- What you should do
Can you copy out the data exactly? Leave the images out.

- Data section
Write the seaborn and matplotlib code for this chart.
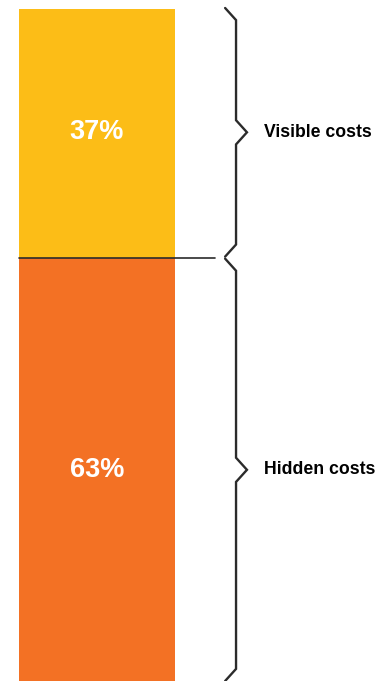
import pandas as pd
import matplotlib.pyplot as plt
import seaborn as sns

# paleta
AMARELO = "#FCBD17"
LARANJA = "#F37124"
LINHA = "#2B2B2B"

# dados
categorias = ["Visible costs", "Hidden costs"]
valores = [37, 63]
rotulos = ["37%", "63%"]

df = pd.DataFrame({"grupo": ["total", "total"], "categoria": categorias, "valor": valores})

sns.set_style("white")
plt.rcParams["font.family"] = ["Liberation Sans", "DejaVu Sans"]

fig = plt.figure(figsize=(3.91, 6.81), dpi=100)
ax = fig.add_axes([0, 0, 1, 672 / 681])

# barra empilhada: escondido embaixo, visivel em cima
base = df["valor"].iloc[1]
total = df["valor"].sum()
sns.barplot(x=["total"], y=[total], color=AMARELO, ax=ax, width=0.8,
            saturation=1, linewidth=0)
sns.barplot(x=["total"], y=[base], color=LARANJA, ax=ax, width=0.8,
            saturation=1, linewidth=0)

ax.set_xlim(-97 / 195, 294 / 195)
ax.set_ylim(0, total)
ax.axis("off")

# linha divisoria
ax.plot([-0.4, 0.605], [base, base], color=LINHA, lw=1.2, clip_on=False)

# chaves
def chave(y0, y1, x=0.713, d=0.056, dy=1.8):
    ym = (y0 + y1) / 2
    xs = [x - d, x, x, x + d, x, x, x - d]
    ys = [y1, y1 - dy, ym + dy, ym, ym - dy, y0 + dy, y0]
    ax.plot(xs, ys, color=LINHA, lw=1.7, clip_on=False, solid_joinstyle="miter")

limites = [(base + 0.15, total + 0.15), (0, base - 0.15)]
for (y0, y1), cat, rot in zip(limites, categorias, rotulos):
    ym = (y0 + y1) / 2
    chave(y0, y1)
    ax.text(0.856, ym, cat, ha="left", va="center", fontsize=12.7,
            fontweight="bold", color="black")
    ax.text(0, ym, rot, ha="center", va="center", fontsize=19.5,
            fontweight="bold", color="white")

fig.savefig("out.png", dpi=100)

- Written answer
Write the seaborn and matplotlib code for this chart.
import pandas as pd
import matplotlib.pyplot as plt
import seaborn as sns

# paleta
AMARELO = "#FCBD17"
LARANJA = "#F37124"
LINHA = "#2B2B2B"

# dados
categorias = ["Visible costs", "Hidden costs"]
valores = [37, 63]
rotulos = ["37%", "63%"]

df = pd.DataFrame({"grupo": ["total", "total"], "categoria": categorias, "valor": valores})

sns.set_style("white")
plt.rcParams["font.family"] = ["Liberation Sans", "DejaVu Sans"]

fig = plt.figure(figsize=(3.91, 6.81), dpi=100)
ax = fig.add_axes([0, 0, 1, 672 / 681])

# barra empilhada: escondido embaixo, visivel em cima
base = df["valor"].iloc[1]
total = df["valor"].sum()
sns.barplot(x=["total"], y=[total], color=AMARELO, ax=ax, width=0.8,
            saturation=1, linewidth=0)
sns.barplot(x=["total"], y=[base], color=LARANJA, ax=ax, width=0.8,
            saturation=1, linewidth=0)

ax.set_xlim(-97 / 195, 294 / 195)
ax.set_ylim(0, total)
ax.axis("off")

# linha divisoria
ax.plot([-0.4, 0.605], [base, base], color=LINHA, lw=1.2, clip_on=False)

# chaves
def chave(y0, y1, x=0.713, d=0.056, dy=1.8):
    ym = (y0 + y1) / 2
    xs = [x - d, x, x, x + d, x, x, x - d]
    ys = [y1, y1 - dy, ym + dy, ym, ym - dy, y0 + dy, y0]
    ax.plot(xs, ys, color=LINHA, lw=1.7, clip_on=False, solid_joinstyle="miter")

limites = [(base + 0.15, total + 0.15), (0, base - 0.15)]
for (y0, y1), cat, rot in zip(limites, categorias, rotulos):
    ym = (y0 + y1) / 2
    chave(y0, y1)
    ax.text(0.856, ym, cat, ha="left", va="center", fontsize=12.7,
            fontweight="bold", color="black")
    ax.text(0, ym, rot, ha="center", va="center", fontsize=19.5,
            fontweight="bold", color="white")

fig.savefig("out.png", dpi=100)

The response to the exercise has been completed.